[Rows from a dataset of charts and code]

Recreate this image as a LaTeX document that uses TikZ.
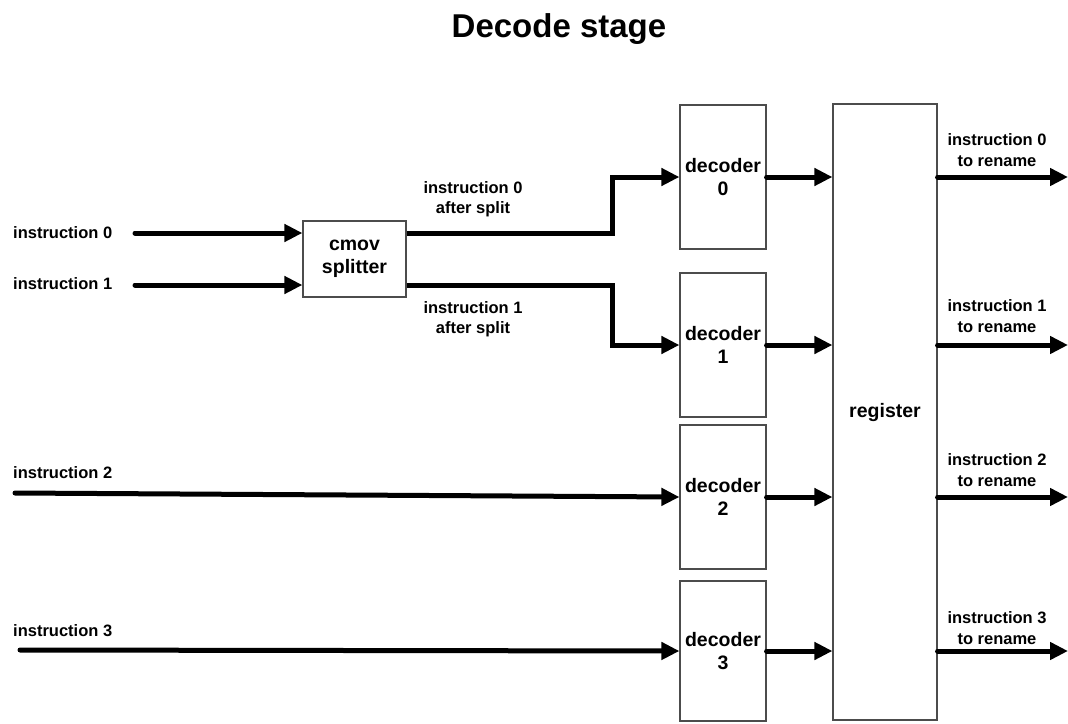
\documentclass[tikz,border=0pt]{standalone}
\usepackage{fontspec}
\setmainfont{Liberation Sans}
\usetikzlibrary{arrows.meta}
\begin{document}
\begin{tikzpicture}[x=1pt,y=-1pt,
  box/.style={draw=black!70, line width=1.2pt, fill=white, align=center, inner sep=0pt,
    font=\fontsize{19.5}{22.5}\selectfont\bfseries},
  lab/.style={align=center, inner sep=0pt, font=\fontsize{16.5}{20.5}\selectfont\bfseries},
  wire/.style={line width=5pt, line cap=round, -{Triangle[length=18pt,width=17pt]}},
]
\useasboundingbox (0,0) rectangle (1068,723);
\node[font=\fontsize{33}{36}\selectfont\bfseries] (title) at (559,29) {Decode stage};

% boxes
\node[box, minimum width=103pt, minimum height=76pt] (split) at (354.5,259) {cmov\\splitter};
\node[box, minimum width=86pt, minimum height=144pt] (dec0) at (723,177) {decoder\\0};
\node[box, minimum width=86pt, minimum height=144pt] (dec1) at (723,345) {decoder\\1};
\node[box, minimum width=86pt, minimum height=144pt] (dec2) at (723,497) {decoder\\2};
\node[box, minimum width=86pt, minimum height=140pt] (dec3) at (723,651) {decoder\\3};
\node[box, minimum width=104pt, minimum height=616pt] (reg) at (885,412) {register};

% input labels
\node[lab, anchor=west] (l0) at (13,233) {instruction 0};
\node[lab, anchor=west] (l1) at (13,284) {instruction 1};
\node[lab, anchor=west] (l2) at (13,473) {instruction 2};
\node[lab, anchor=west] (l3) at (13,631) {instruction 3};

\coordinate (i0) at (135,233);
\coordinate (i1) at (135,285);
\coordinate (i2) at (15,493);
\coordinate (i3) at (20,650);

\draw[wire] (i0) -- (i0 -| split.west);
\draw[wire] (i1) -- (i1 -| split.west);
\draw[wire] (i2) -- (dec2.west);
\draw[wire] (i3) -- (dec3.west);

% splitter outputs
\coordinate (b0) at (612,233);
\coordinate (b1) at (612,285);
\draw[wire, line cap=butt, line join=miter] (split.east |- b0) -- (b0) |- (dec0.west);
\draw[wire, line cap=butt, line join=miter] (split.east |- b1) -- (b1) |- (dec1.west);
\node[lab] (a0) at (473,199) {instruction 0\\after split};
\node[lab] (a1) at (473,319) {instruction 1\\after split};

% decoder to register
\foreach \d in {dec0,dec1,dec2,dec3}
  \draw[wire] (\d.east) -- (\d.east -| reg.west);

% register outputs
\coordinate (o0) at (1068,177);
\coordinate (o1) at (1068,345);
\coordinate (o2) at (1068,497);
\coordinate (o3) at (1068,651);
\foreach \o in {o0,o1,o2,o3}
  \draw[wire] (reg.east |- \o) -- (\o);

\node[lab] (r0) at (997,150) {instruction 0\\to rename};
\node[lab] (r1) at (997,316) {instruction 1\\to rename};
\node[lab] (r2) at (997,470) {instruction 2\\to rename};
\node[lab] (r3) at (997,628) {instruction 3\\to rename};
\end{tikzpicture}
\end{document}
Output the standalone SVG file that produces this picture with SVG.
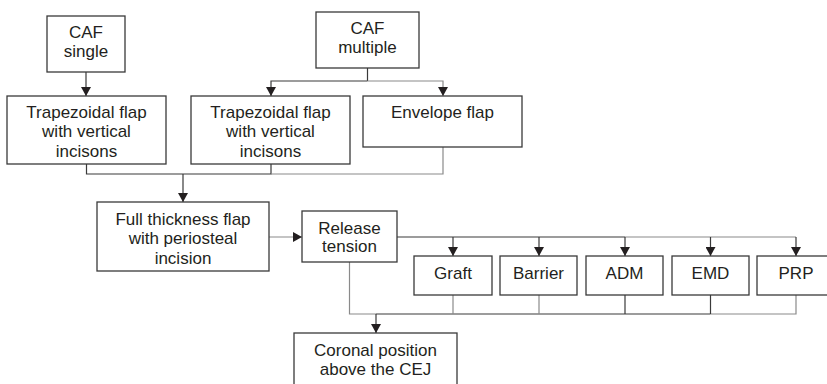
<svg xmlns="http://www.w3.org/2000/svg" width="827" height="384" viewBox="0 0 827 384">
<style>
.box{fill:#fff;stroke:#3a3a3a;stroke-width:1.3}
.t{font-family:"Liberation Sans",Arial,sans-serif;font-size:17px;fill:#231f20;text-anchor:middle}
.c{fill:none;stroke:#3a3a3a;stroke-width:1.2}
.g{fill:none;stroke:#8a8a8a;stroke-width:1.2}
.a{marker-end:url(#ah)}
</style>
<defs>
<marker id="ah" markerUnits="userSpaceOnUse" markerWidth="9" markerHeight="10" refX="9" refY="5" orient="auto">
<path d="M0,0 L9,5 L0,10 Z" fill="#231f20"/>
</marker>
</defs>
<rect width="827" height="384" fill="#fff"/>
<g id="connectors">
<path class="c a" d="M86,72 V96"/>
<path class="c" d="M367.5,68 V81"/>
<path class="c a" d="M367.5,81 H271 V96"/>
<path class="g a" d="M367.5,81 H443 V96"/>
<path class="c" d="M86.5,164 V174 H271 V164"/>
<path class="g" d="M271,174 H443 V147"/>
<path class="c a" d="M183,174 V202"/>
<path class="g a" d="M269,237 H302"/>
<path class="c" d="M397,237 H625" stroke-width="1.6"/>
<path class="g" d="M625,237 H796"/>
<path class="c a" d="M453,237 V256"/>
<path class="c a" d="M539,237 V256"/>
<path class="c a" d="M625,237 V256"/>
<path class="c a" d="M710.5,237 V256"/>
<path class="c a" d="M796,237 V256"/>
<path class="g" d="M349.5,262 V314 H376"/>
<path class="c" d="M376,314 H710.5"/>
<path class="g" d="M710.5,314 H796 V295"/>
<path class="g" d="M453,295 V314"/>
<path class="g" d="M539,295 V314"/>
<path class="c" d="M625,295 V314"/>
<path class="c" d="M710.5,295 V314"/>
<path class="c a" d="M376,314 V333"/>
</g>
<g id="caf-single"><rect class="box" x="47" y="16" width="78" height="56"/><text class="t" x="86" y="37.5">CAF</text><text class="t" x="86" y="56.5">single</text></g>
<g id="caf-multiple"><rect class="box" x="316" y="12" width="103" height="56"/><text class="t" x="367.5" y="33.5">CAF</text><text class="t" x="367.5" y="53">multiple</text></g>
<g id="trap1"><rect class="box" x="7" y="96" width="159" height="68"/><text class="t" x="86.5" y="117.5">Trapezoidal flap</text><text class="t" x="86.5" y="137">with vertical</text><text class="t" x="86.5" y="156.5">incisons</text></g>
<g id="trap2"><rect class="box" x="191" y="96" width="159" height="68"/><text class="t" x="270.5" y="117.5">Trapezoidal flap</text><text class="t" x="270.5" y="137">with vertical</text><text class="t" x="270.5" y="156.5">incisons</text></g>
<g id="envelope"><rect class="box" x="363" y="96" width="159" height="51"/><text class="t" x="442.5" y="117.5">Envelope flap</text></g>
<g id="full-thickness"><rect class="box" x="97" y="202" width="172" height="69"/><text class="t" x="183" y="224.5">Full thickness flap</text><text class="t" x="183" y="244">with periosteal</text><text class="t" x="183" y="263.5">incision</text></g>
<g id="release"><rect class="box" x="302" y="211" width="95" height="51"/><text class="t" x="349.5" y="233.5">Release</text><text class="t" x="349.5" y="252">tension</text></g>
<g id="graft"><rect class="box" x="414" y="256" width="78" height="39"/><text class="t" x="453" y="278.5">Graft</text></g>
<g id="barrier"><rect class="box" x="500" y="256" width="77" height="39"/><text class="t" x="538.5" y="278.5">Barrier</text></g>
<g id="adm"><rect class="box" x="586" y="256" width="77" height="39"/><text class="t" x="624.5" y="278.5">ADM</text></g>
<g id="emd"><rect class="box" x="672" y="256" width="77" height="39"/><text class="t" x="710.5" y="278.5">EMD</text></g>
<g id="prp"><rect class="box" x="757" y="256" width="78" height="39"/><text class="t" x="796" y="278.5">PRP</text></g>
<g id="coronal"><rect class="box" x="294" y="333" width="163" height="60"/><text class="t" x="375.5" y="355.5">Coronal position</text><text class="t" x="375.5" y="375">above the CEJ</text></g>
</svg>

### Your instructions:
What is needed is an exact reproduction of the data, pictures excluded.

### Answer to this exercise:
Recreate this image as a LaTeX document that uses TikZ.
\documentclass[tikz,border=0pt]{standalone}
\usepackage{fontspec}
\setmainfont{Liberation Sans}
\usetikzlibrary{arrows.meta}
\begin{document}
\begin{tikzpicture}[x=1pt,y=-1pt,
  box/.style={draw=black!70, line width=1.2pt, fill=white, align=center, inner sep=0pt,
    font=\fontsize{19.5}{22.5}\selectfont\bfseries},
  lab/.style={align=center, inner sep=0pt, font=\fontsize{16.5}{20.5}\selectfont\bfseries},
  wire/.style={line width=5pt, line cap=round, -{Triangle[length=18pt,width=17pt]}},
]
\useasboundingbox (0,0) rectangle (1068,723);
\node[font=\fontsize{33}{36}\selectfont\bfseries] (title) at (559,29) {Decode stage};

% boxes
\node[box, minimum width=103pt, minimum height=76pt] (split) at (354.5,259) {cmov\\splitter};
\node[box, minimum width=86pt, minimum height=144pt] (dec0) at (723,177) {decoder\\0};
\node[box, minimum width=86pt, minimum height=144pt] (dec1) at (723,345) {decoder\\1};
\node[box, minimum width=86pt, minimum height=144pt] (dec2) at (723,497) {decoder\\2};
\node[box, minimum width=86pt, minimum height=140pt] (dec3) at (723,651) {decoder\\3};
\node[box, minimum width=104pt, minimum height=616pt] (reg) at (885,412) {register};

% input labels
\node[lab, anchor=west] (l0) at (13,233) {instruction 0};
\node[lab, anchor=west] (l1) at (13,284) {instruction 1};
\node[lab, anchor=west] (l2) at (13,473) {instruction 2};
\node[lab, anchor=west] (l3) at (13,631) {instruction 3};

\coordinate (i0) at (135,233);
\coordinate (i1) at (135,285);
\coordinate (i2) at (15,493);
\coordinate (i3) at (20,650);

\draw[wire] (i0) -- (i0 -| split.west);
\draw[wire] (i1) -- (i1 -| split.west);
\draw[wire] (i2) -- (dec2.west);
\draw[wire] (i3) -- (dec3.west);

% splitter outputs
\coordinate (b0) at (612,233);
\coordinate (b1) at (612,285);
\draw[wire, line cap=butt, line join=miter] (split.east |- b0) -- (b0) |- (dec0.west);
\draw[wire, line cap=butt, line join=miter] (split.east |- b1) -- (b1) |- (dec1.west);
\node[lab] (a0) at (473,199) {instruction 0\\after split};
\node[lab] (a1) at (473,319) {instruction 1\\after split};

% decoder to register
\foreach \d in {dec0,dec1,dec2,dec3}
  \draw[wire] (\d.east) -- (\d.east -| reg.west);

% register outputs
\coordinate (o0) at (1068,177);
\coordinate (o1) at (1068,345);
\coordinate (o2) at (1068,497);
\coordinate (o3) at (1068,651);
\foreach \o in {o0,o1,o2,o3}
  \draw[wire] (reg.east |- \o) -- (\o);

\node[lab] (r0) at (997,150) {instruction 0\\to rename};
\node[lab] (r1) at (997,316) {instruction 1\\to rename};
\node[lab] (r2) at (997,470) {instruction 2\\to rename};
\node[lab] (r3) at (997,628) {instruction 3\\to rename};
\end{tikzpicture}
\end{document}
Output the standalone SVG file that produces this picture with SVG.
<svg xmlns="http://www.w3.org/2000/svg" width="827" height="384" viewBox="0 0 827 384">
<style>
.box{fill:#fff;stroke:#3a3a3a;stroke-width:1.3}
.t{font-family:"Liberation Sans",Arial,sans-serif;font-size:17px;fill:#231f20;text-anchor:middle}
.c{fill:none;stroke:#3a3a3a;stroke-width:1.2}
.g{fill:none;stroke:#8a8a8a;stroke-width:1.2}
.a{marker-end:url(#ah)}
</style>
<defs>
<marker id="ah" markerUnits="userSpaceOnUse" markerWidth="9" markerHeight="10" refX="9" refY="5" orient="auto">
<path d="M0,0 L9,5 L0,10 Z" fill="#231f20"/>
</marker>
</defs>
<rect width="827" height="384" fill="#fff"/>
<g id="connectors">
<path class="c a" d="M86,72 V96"/>
<path class="c" d="M367.5,68 V81"/>
<path class="c a" d="M367.5,81 H271 V96"/>
<path class="g a" d="M367.5,81 H443 V96"/>
<path class="c" d="M86.5,164 V174 H271 V164"/>
<path class="g" d="M271,174 H443 V147"/>
<path class="c a" d="M183,174 V202"/>
<path class="g a" d="M269,237 H302"/>
<path class="c" d="M397,237 H625" stroke-width="1.6"/>
<path class="g" d="M625,237 H796"/>
<path class="c a" d="M453,237 V256"/>
<path class="c a" d="M539,237 V256"/>
<path class="c a" d="M625,237 V256"/>
<path class="c a" d="M710.5,237 V256"/>
<path class="c a" d="M796,237 V256"/>
<path class="g" d="M349.5,262 V314 H376"/>
<path class="c" d="M376,314 H710.5"/>
<path class="g" d="M710.5,314 H796 V295"/>
<path class="g" d="M453,295 V314"/>
<path class="g" d="M539,295 V314"/>
<path class="c" d="M625,295 V314"/>
<path class="c" d="M710.5,295 V314"/>
<path class="c a" d="M376,314 V333"/>
</g>
<g id="caf-single"><rect class="box" x="47" y="16" width="78" height="56"/><text class="t" x="86" y="37.5">CAF</text><text class="t" x="86" y="56.5">single</text></g>
<g id="caf-multiple"><rect class="box" x="316" y="12" width="103" height="56"/><text class="t" x="367.5" y="33.5">CAF</text><text class="t" x="367.5" y="53">multiple</text></g>
<g id="trap1"><rect class="box" x="7" y="96" width="159" height="68"/><text class="t" x="86.5" y="117.5">Trapezoidal flap</text><text class="t" x="86.5" y="137">with vertical</text><text class="t" x="86.5" y="156.5">incisons</text></g>
<g id="trap2"><rect class="box" x="191" y="96" width="159" height="68"/><text class="t" x="270.5" y="117.5">Trapezoidal flap</text><text class="t" x="270.5" y="137">with vertical</text><text class="t" x="270.5" y="156.5">incisons</text></g>
<g id="envelope"><rect class="box" x="363" y="96" width="159" height="51"/><text class="t" x="442.5" y="117.5">Envelope flap</text></g>
<g id="full-thickness"><rect class="box" x="97" y="202" width="172" height="69"/><text class="t" x="183" y="224.5">Full thickness flap</text><text class="t" x="183" y="244">with periosteal</text><text class="t" x="183" y="263.5">incision</text></g>
<g id="release"><rect class="box" x="302" y="211" width="95" height="51"/><text class="t" x="349.5" y="233.5">Release</text><text class="t" x="349.5" y="252">tension</text></g>
<g id="graft"><rect class="box" x="414" y="256" width="78" height="39"/><text class="t" x="453" y="278.5">Graft</text></g>
<g id="barrier"><rect class="box" x="500" y="256" width="77" height="39"/><text class="t" x="538.5" y="278.5">Barrier</text></g>
<g id="adm"><rect class="box" x="586" y="256" width="77" height="39"/><text class="t" x="624.5" y="278.5">ADM</text></g>
<g id="emd"><rect class="box" x="672" y="256" width="77" height="39"/><text class="t" x="710.5" y="278.5">EMD</text></g>
<g id="prp"><rect class="box" x="757" y="256" width="78" height="39"/><text class="t" x="796" y="278.5">PRP</text></g>
<g id="coronal"><rect class="box" x="294" y="333" width="163" height="60"/><text class="t" x="375.5" y="355.5">Coronal position</text><text class="t" x="375.5" y="375">above the CEJ</text></g>
</svg>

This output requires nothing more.